È legittimo il licenziamento per giusta causa del dipendente che non si sottopone a visita medica. L’eventuale cambio dei compiti non consentito può essere, infatti, contestato come demansionamento. Lo ha affermato la Cassazione che ha respinto il ricorso di una lavoratrice.

La corte d’appello aveva confermato la decisione del tribunale che aveva rigettato l’impugnativa del licenziamento intentata dalla donna. Il recesso era stato adottato per giusta causa con riferimento alla lettera di contestazione disciplinare in cui le era stato ascritto di essersi rifiutata di effettuare la visita medica in due diverse giornate, nella prima circostanza adducendo l’inidoneità del luogo di svolgimento del controllo e, nel secondo caso, omettendo di presentarsi nel luogo e orario del previsto espletamento. La donna si era difesa sostenendo di aver dichiarato la sua indisponibilità all’accertamento medico finalizzato a mansioni illegittime non confacenti alla propria professionalità.

La vertenza è così giunta in Cassazione dove la lavoratrice ha sostenuto che la visita medica disposta dall’azienda aveva la sola finalità di accertare l’idoneità della lavoratrice non allo svolgimento delle mansioni già assegnate e in corso di svolgimento, bensì l’idoneità a svolgere nuove e ben diverse mansioni lavorative assegnatele illegittimamente, per cui la fattispecie concreta non era sussumibile in quella normativamente prevista in quanto non avrebbe dovuto essere considerato solo il fatto oggettivo del cambio di mansioni, ma anche quello finalistico dell’illegittimità del nuovo incarico.

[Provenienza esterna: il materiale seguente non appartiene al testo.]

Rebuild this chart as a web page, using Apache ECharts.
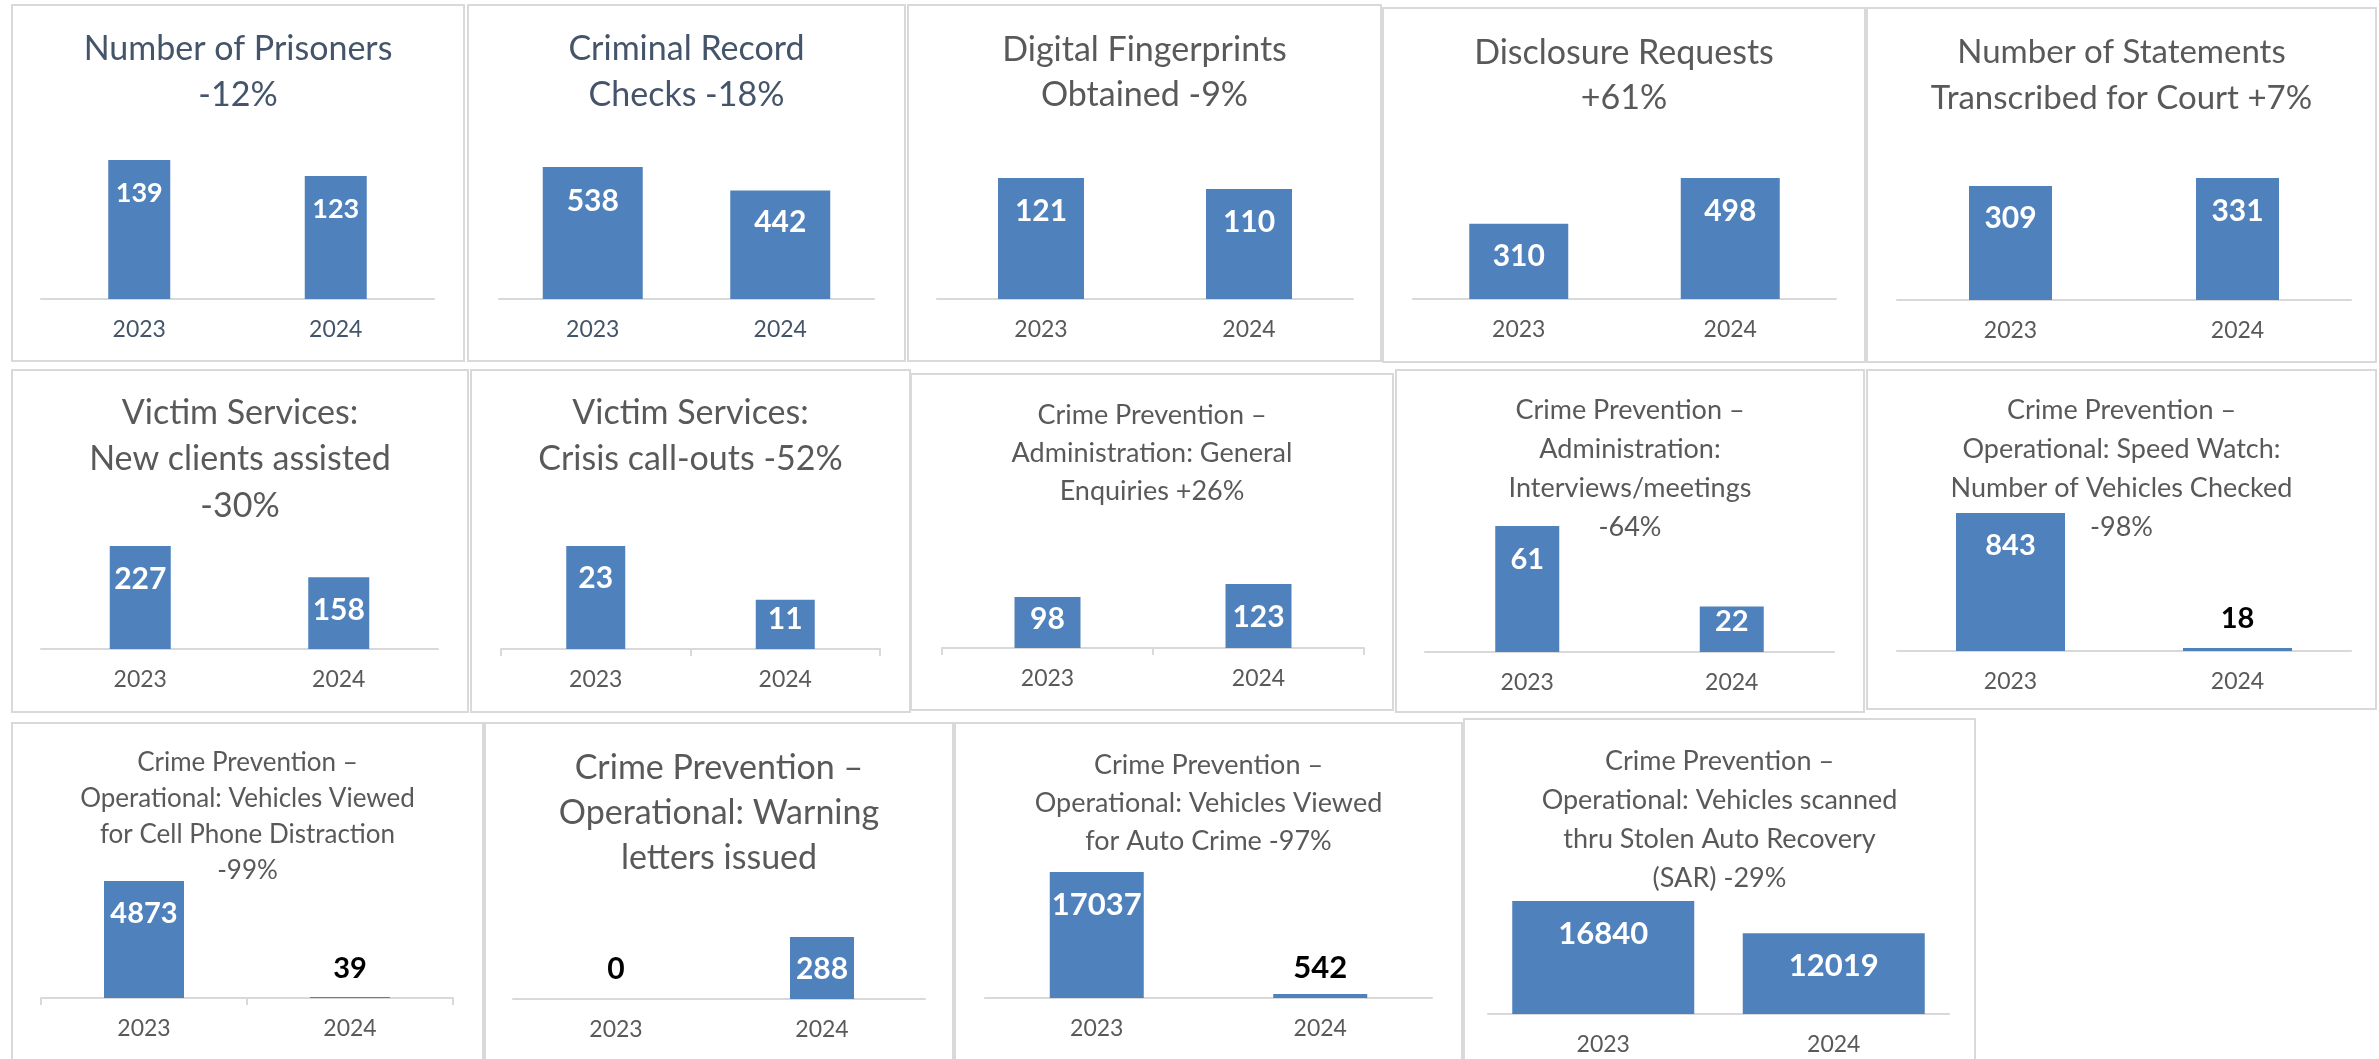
<!DOCTYPE html>
<html>
<head>
<meta charset="utf-8">
<title>2023 vs 2024</title>
<script src="https://cdn.jsdelivr.net/npm/echarts@6/dist/echarts.min.js"></script>
<style>
  html, body { margin: 0; padding: 0; background: #fff; }
  #chart { width: 2379px; height: 1059px; }
</style>
</head>
<body>
<div id="chart"></div>
<script>
const years = ['2023', '2024']

const titles = [
  'Number of Prisoners\n-12%',
  'Criminal Record\nChecks -18%',
  'Digital Fingerprints\nObtained -9%',
  'Disclosure Requests\n+61%',
  'Number of Statements\nTranscribed for Court +7%',
  'Victim Services:\nNew clients assisted\n-30%',
  'Victim Services:\nCrisis call-outs -52%',
  'Crime Prevention –\nAdministration: General\nEnquiries +26%',
  'Crime Prevention –\nAdministration:\nInterviews/meetings\n-64%',
  'Crime Prevention –\nOperational: Speed Watch:\nNumber of Vehicles Checked\n-98%',
  'Crime Prevention –\nOperational: Vehicles Viewed\nfor Cell Phone Distraction\n-99%',
  'Crime Prevention –\nOperational: Warning\nletters issued',
  'Crime Prevention –\nOperational: Vehicles Viewed\nfor Auto Crime -97%',
  'Crime Prevention –\nOperational: Vehicles scanned\nthru Stolen Auto Recovery\n(SAR) -29%'
]

const values2023 = [139, 538, 121, 310, 309, 227, 23, 98, 61, 843, 4873, 0, 17037, 16840]
const values2024 = [123, 442, 110, 498, 331, 158, 11, 123, 22, 18, 39, 288, 542, 12019]

// panel layout (pixels)
// box: frame [x0, y0, x1, y1]; axis: [left, right, baseline y, top of tallest bar]
// title: [first line centre y, line height, font size]; dy: label centre below bar top (negative = above)
const panels = [
  { box: [12, 5, 464, 361], axis: [41, 434, 299, 160], bar: 62, title: [49, 46, 34], dy: [33, 33], size: 27, dark: true },
  { box: [468, 5, 905, 361], axis: [499, 874, 299, 167], bar: 100, title: [49, 46, 34], dy: [34, 32], size: 30, dark: true },
  { box: [908, 5, 1381, 361], axis: [937, 1353, 299, 178], bar: 86, title: [50, 45, 34], dy: [33, 33], size: 30 },
  { box: [1383, 8, 1865, 362], axis: [1413, 1836, 299, 178], bar: 99, title: [53, 45, 34], dy: [33, 33], size: 30 },
  { box: [1867, 8, 2376, 362], axis: [1897, 2351, 300, 178], bar: 83, title: [52, 46, 33], dy: [32, 33], size: 30 },
  { box: [12, 370, 468, 712], axis: [41, 438, 649, 546], bar: 61, title: [413, 46.5, 34], dy: [33, 33], size: 30 },
  { box: [471, 370, 910, 712], axis: [501, 880, 649, 546], bar: 59, title: [413, 46, 34], dy: [32, 20], size: 30, ticks: true },
  { box: [911, 374, 1393, 710], axis: [942, 1364, 648, 584], bar: 66, title: [415, 38.3, 27], dy: [22, 33], size: 30, ticks: true },
  { box: [1396, 370, 1864, 712], axis: [1425, 1834, 652, 526], bar: 64, title: [410.7, 38.7, 27], dy: [34, 15], size: 29 },
  { box: [1867, 370, 2376, 709], axis: [1897, 2351, 651, 513], bar: 109, title: [410.7, 39, 27], dy: [33, -29], size: 29 },
  { box: [12, 723, 483, 1064], axis: [41, 453, 998, 881], bar: 80, title: [762.7, 36, 26], dy: [33, -28], size: 29, ticks: true },
  { box: [485, 723, 953, 1064], axis: [513, 925, 999, 937], bar: 64, title: [768.3, 45, 34], dy: [-30, 32], size: 30 },
  { box: [955, 723, 1462, 1064], axis: [985, 1432, 998, 872], bar: 94, title: [765, 38.3, 27], dy: [33, -26], size: 31 },
  { box: [1464, 719, 1975, 1064], axis: [1488, 1949, 1014, 901], bar: 182, title: [761, 39, 27], dy: [33, 33], size: 31 }
]

const FONT = 'Lato'
const BAR_COLOR = '#4F81BD'
const LINE_COLOR = '#D9D9D9'

function barLabel(dy, size) {
  // white label inside the bar top, black label sitting above a tiny bar
  if (dy >= 0) {
    return { show: true, position: 'insideTop', distance: dy - size / 2, color: '#fff', fontSize: size, fontWeight: 'bold', fontFamily: FONT }
  }
  return { show: true, position: 'top', distance: -dy - size / 2, color: '#000', fontSize: size, fontWeight: 'bold', fontFamily: FONT }
}

const chart = echarts.init(document.getElementById('chart'), null, { renderer: 'canvas' })

const graphics = []
const titleList = []
const grids = []
const xAxes = []
const yAxes = []
const series = []

panels.forEach((p, i) => {
  const [x0, y0, x1, y1] = p.box
  const [aL, aR, aY, aTop] = p.axis
  const textColor = p.dark ? '#44546A' : '#595959'

  graphics.push({
    type: 'rect',
    shape: { x: x0, y: y0, width: x1 - x0, height: y1 - y0 },
    style: { fill: 'transparent', stroke: LINE_COLOR, lineWidth: 2 },
    silent: true
  })

  titleList.push({
    text: titles[i],
    left: (x0 + x1) / 2,
    top: p.title[0] - p.title[1] / 2,
    textAlign: 'center',
    padding: 0,
    textStyle: {
      fontFamily: FONT,
      fontWeight: 'normal',
      fontSize: p.title[2],
      lineHeight: p.title[1],
      color: textColor
    }
  })

  grids.push({ left: aL, top: aTop, width: aR - aL, height: aY - aTop })

  xAxes.push({
    type: 'category',
    gridIndex: i,
    data: years,
    axisLine: { lineStyle: { color: LINE_COLOR, width: 2 } },
    axisTick: { show: !!p.ticks, length: 7, lineStyle: { color: LINE_COLOR, width: 2 } },
    axisLabel: { margin: 19, fontSize: 23, fontFamily: FONT, color: textColor }
  })

  yAxes.push({
    type: 'value',
    gridIndex: i,
    min: 0,
    max: Math.max(values2023[i], values2024[i]),
    show: false
  })

  series.push({
    type: 'bar',
    xAxisIndex: i,
    yAxisIndex: i,
    barWidth: p.bar,
    itemStyle: { color: BAR_COLOR },
    data: [values2023[i], values2024[i]].map((v, j) => ({ value: v, label: barLabel(p.dy[j], p.size) }))
  })
})

chart.setOption({
  animation: false,
  backgroundColor: '#fff',
  title: titleList,
  graphic: graphics,
  grid: grids,
  xAxis: xAxes,
  yAxis: yAxes,
  series: series
})
</script>
</body>
</html>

Per i giudici di legittimità, infatti, di cui ha scritto il sito Cassazione.net, il motivo è fondato e, al riguardo, hanno ricordato che “La visita medica di idoneità in ipotesi di cambio delle mansioni è prescritta per legge e la richiesta di sottoposizione a visita, da parte del datore di lavoro, prima dell’assegnazione alle nuove mansioni, come correttamente sottolineato dalla corte distrettuale, non è censurabile e, anzi, è un adempimento dovuto”.

“Deve, quindi, valutarsi, ha precisato il collegio, se il rifiuto della lavoratrice, perché rivolto a contrastare un illegittimo demansionamento, atteso che le nuove mansioni erano state ritenute dalla lavoratrice non conformi alla qualifica rivestita e non compatibili con le condizioni di salute, fosse o meno legittimo”.

“Ebbene, ha spiegato la Cassazione, la reazione della donna non è assolutamente giustificabile ai sensi dell’articolo 1460 cc perché, da un lato, il datore di lavoro si era limitato ad adeguare la propria condotta alle prescrizioni imposte dalla legge per la tutela delle condizioni fisiche dei dipendenti nell’espletamento delle mansioni loro assegnate e, dall’altro, la dipendente avrebbe ben potuto impugnare un eventuale esito della visita, qualora non condiviso, ovvero l’asserito illegittimo demansionamento, innanzi agli organi competenti”.